→ **Given problem**
Leaving out all pictures, reproduce the entries below exactly, from the first line through the line that contains "plt.rcParams['axes.unicode_minus'] = False".

→ **Records**
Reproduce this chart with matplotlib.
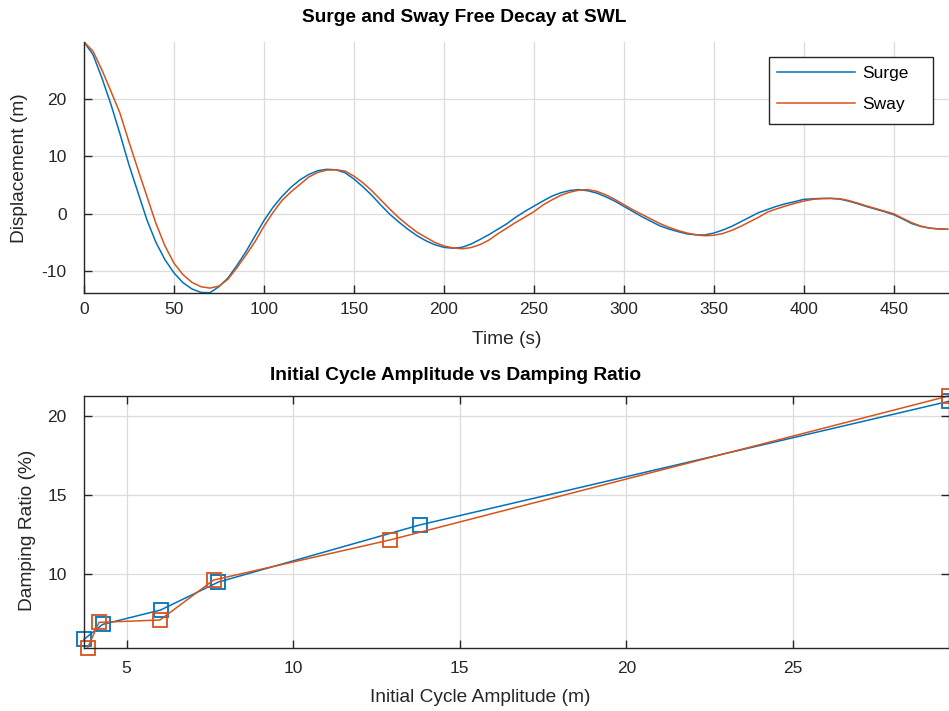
import matplotlib
matplotlib.use("Agg")
import matplotlib.pyplot as plt
from matplotlib.patches import Rectangle
import numpy as np

plt.rcParams['font.family'] = ['Liberation Sans', 'DejaVu Sans']
plt.rcParams['axes.unicode_minus'] = False

# ---- free decay time series (every 5 s) ----
time_s = np.arange(0, 485, 5)
surge = [29.9, 27.7, 23.6, 19.0, 13.9, 8.5, 3.7, -1.1, -5.0, -8.0,
         -10.3, -12.0, -13.1, -13.7, -13.75, -12.7, -11.2, -9.0, -6.6, -3.9,
         -1.2, 1.1, 3.0, 4.6, 5.9, 6.85, 7.5, 7.74, 7.65, 7.15,
         6.05, 4.7, 3.2, 1.5, -0.1, -1.45, -2.7, -3.8, -4.7, -5.4,
         -5.85, -6.0, -5.85, -5.3, -4.5, -3.65, -2.7, -1.75, -0.6, 0.4,
         1.3, 2.2, 3.05, 3.65, 4.05, 4.2, 4.0, 3.6, 2.95, 2.2,
         1.3, 0.4, -0.5, -1.3, -2.1, -2.65, -3.1, -3.5, -3.67, -3.7,
         -3.37, -2.85, -2.2, -1.4, -0.6, 0.2, 0.75, 1.3, 1.75, 2.1,
         2.5, 2.6, 2.67, 2.67, 2.55, 2.2, 1.75, 1.25, 0.8, 0.35,
         -0.15, -0.9, -1.7, -2.2, -2.5, -2.65, -2.7]
sway = [29.9, 28.3, 25.0, 21.3, 17.5, 12.5, 7.7, 3.0, -1.7, -5.6,
        -8.6, -10.6, -11.95, -12.7, -12.95, -12.6, -11.4, -9.4, -7.2, -4.9,
        -2.2, 0.2, 2.3, 3.8, 5.1, 6.4, 7.2, 7.6, 7.65, 7.45,
        6.55, 5.4, 4.0, 2.4, 0.8, -0.7, -2.0, -3.2, -4.1, -5.0,
        -5.6, -5.95, -6.1, -5.9, -5.4, -4.6, -3.5, -2.5, -1.5, -0.6,
        0.35, 1.5, 2.4, 3.2, 3.75, 4.1, 4.2, 3.9, 3.3, 2.5,
        1.6, 0.7, -0.1, -0.9, -1.7, -2.35, -2.9, -3.35, -3.65, -3.83,
        -3.75, -3.45, -2.9, -2.2, -1.4, -0.6, 0.3, 0.85, 1.35, 1.8,
        2.2, 2.5, 2.63, 2.67, 2.62, 2.3, 1.85, 1.35, 0.9, 0.45,
        0.0, -0.8, -1.55, -2.15, -2.5, -2.65, -2.7]

# ---- initial cycle amplitude vs damping ratio ----
surge_amp = [3.72, 4.28, 6.02, 7.75, 13.8, 29.67]
surge_damp = [5.88, 6.82, 7.73, 9.49, 13.1, 20.9]
sway_amp = [3.83, 4.17, 6.0, 7.61, 12.9, 29.67]
sway_damp = [5.35, 6.95, 7.1, 9.62, 12.15, 21.24]

BLUE = '#0072BD'
ORANGE = '#D95319'
AXC = '#262626'
TICK_FS = 12.5
LAB_FS = 13.8

W, H = 949.0, 711.0
fig = plt.figure(figsize=(W / 100, H / 100), dpi=100)
ax1 = fig.add_axes([84 / W, 1 - 293 / H, (948.5 - 84) / W, (293 - 42) / H])
ax2 = fig.add_axes([84 / W, 1 - 647.7 / H, (948.5 - 84) / W, (647.7 - 396) / H])


def style(ax, box, xpad):
    ax.grid(True, color='#dcdcdc', linewidth=0.9)
    ax.set_axisbelow(True)
    for side in ['left', 'bottom', 'top', 'right']:
        ax.spines[side].set_color(AXC)
        ax.spines[side].set_linewidth(1.0)
    if not box:
        ax.spines['top'].set_visible(False)
        ax.spines['right'].set_visible(False)
    ax.tick_params(direction='in', length=6, width=1.0, colors=AXC,
                   labelsize=TICK_FS, top=box, right=box)
    ax.tick_params(axis='y', pad=12.5)
    ax.tick_params(axis='x', pad=xpad)


def ftext(x, y, s, **kw):
    # place text by pixel position (from top-left) of its centre
    fig.text(x / W, 1 - y / H, s, ha='center', va='center', **kw)


# top: free decay
ax1.plot(time_s, surge, color=BLUE, lw=1.1, label='Surge')
ax1.plot(time_s, sway, color=ORANGE, lw=1.1, label='Sway')
ax1.set_xlim(0, 480.5)
ax1.set_ylim(-13.8, 29.9)
ax1.set_xticks(np.arange(0, 451, 50))
ax1.set_yticks([-10, 0, 10, 20])
style(ax1, False, 6.5)

# legend contents without frame, box drawn separately (MATLAB-like wide box)
leg = ax1.legend(loc='upper left', bbox_to_anchor=((769 - 84) / 865, (293 - 57) / 251),
                 borderaxespad=0, fontsize=TICK_FS, handlelength=4.5,
                 frameon=False, labelspacing=0.9, handletextpad=0.4,
                 borderpad=0.5)
ax1.add_patch(Rectangle(((769 - 84) / 865, (293 - 124) / 251), 164 / 865, 67 / 251,
                        transform=ax1.transAxes, facecolor='white',
                        edgecolor=AXC, lw=1.0, zorder=4.5))
leg.set_zorder(5)

# bottom: amplitude vs damping ratio
ax2.plot(surge_amp, surge_damp, color=BLUE, lw=1.1, marker='s', ms=9.5,
         mfc='none', mew=1.3, clip_on=False)
ax2.plot(sway_amp, sway_damp, color=ORANGE, lw=1.1, marker='s', ms=9.5,
         mfc='none', mew=1.3, clip_on=False)
ax2.set_xlim(3.72, 29.67)
ax2.set_ylim(5.35, 21.24)
ax2.set_xticks([5, 10, 15, 20, 25])
ax2.set_yticks([10, 15, 20])
style(ax2, True, 9.5)

# titles and axis labels
ftext(464, 18, 'Surge and Sway Free Decay at SWL', fontsize=LAB_FS,
      fontweight='bold', color='black')
ftext(507, 340, 'Time (s)', fontsize=LAB_FS, color=AXC)
ftext(20, 168, 'Displacement (m)', fontsize=LAB_FS, color=AXC, rotation=90)
ftext(456, 375, 'Initial Cycle Amplitude vs Damping Ratio', fontsize=LAB_FS,
      fontweight='bold', color='black')
ftext(480, 697, 'Initial Cycle Amplitude (m)', fontsize=LAB_FS, color=AXC)
ftext(28, 530, 'Damping Ratio (%)', fontsize=LAB_FS, color=AXC, rotation=90)

fig.savefig('out.png', dpi=100)
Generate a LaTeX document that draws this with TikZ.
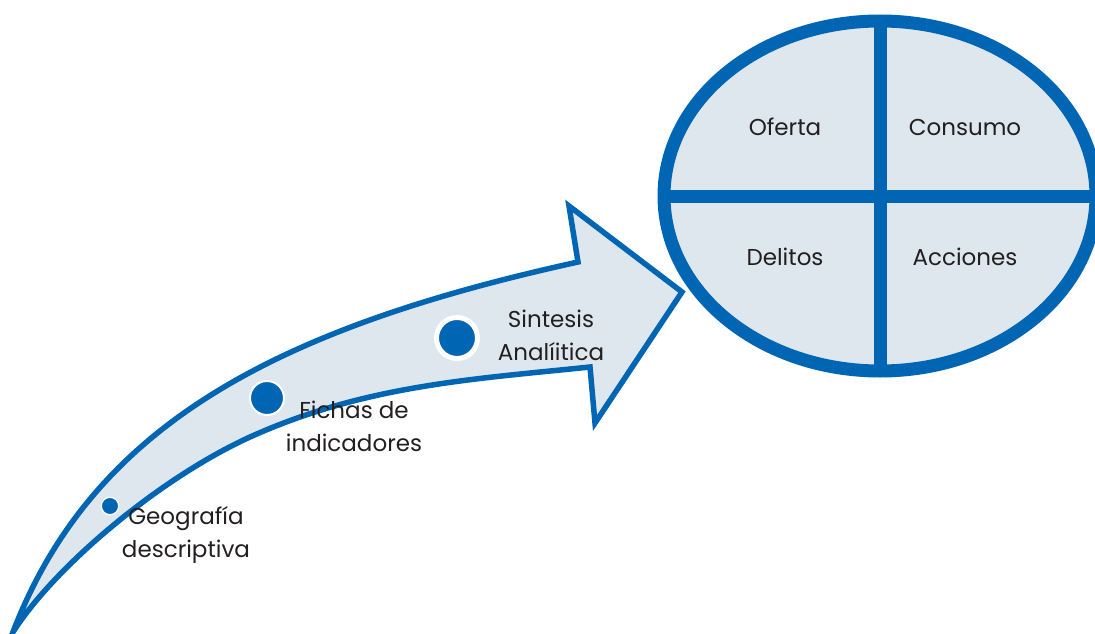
\documentclass[tikz,border=0pt]{standalone}
\usepackage{fontspec}
\setmainfont{Poppins}
\definecolor{myblue}{HTML}{0066B3}
\definecolor{myfill}{HTML}{DFE7EE}
\definecolor{mytext}{HTML}{231F20}
\begin{document}
\begin{tikzpicture}[x=1pt,y=-1pt,
  lbl/.style={text=mytext, font=\fontsize{23}{33}\selectfont, align=center, inner sep=0pt},
  dot/.style={circle, fill=myblue, draw=white, inner sep=0pt}]
\useasboundingbox (0,0) rectangle (1095,634);
\clip (0,0) rectangle (1095,634);
\fill[white] (0,0) rectangle (1095,634);
% curved arrow
\coordinate (tail) at (13,632);
\coordinate (nu) at (578,262);
\coordinate (bu) at (569,206);
\coordinate (tip) at (682,292);
\coordinate (bl) at (595,423);
\coordinate (nl) at (590,367);
\coordinate (ml) at (250,437);
\draw[myblue, line width=5.5, fill=myfill, line join=miter, miter limit=10]
  (tail) .. controls (93,424) and (278,328) .. (nu)
  -- (bu) -- (tip) -- (bl) -- (nl)
  .. controls (475,379) and (365,385) .. (ml)
  .. controls (160,478) and (55,566) .. (tail) -- cycle;
% dots
\node[dot, minimum size=17.4, line width=1.2] (d1) at (110,506) {};
\node[dot, minimum size=34, line width=2] (d2) at (267,398) {};
\node[dot, minimum size=41, line width=5] (d3) at (457,338) {};
% step labels
\node[lbl] (t1) at (186,535) {Geografía\\descriptiva};
\node[lbl] (t2) at (354,426) {Fichas de\\indicadores};
\node[lbl] (t3) at (551,335) {Sintesis\\Analíitica};
% ellipse
\draw[myblue, line width=13, fill=myfill] (880,196) ellipse [x radius=216, y radius=175];
\draw[myblue, line width=13] (664,196) -- (1096,196);
\draw[myblue, line width=13] (880,21) -- (880,371);
\node[lbl] (of) at (785,127) {Oferta};
\node[lbl] (co) at (965,127) {Consumo};
\node[lbl] (de) at (785,257) {Delitos};
\node[lbl] (ac) at (965,257) {Acciones};
\end{tikzpicture}
\end{document}
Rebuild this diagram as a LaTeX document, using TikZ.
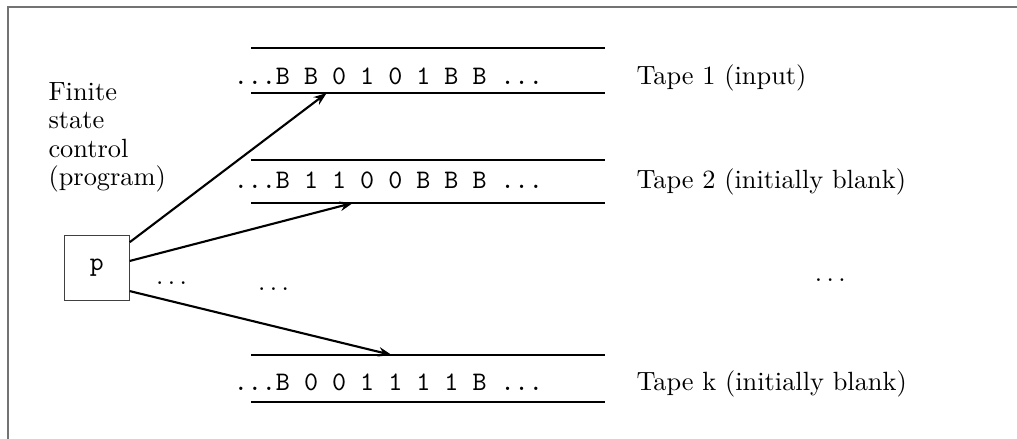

→ **Exercise output**
Reproduce this chart with matplotlib.
import matplotlib
matplotlib.use("Agg")
import matplotlib.pyplot as plt
from matplotlib.patches import Rectangle
import numpy as np

plt.rcParams['font.family'] = ['Liberation Sans', 'DejaVu Sans']
plt.rcParams['axes.unicode_minus'] = False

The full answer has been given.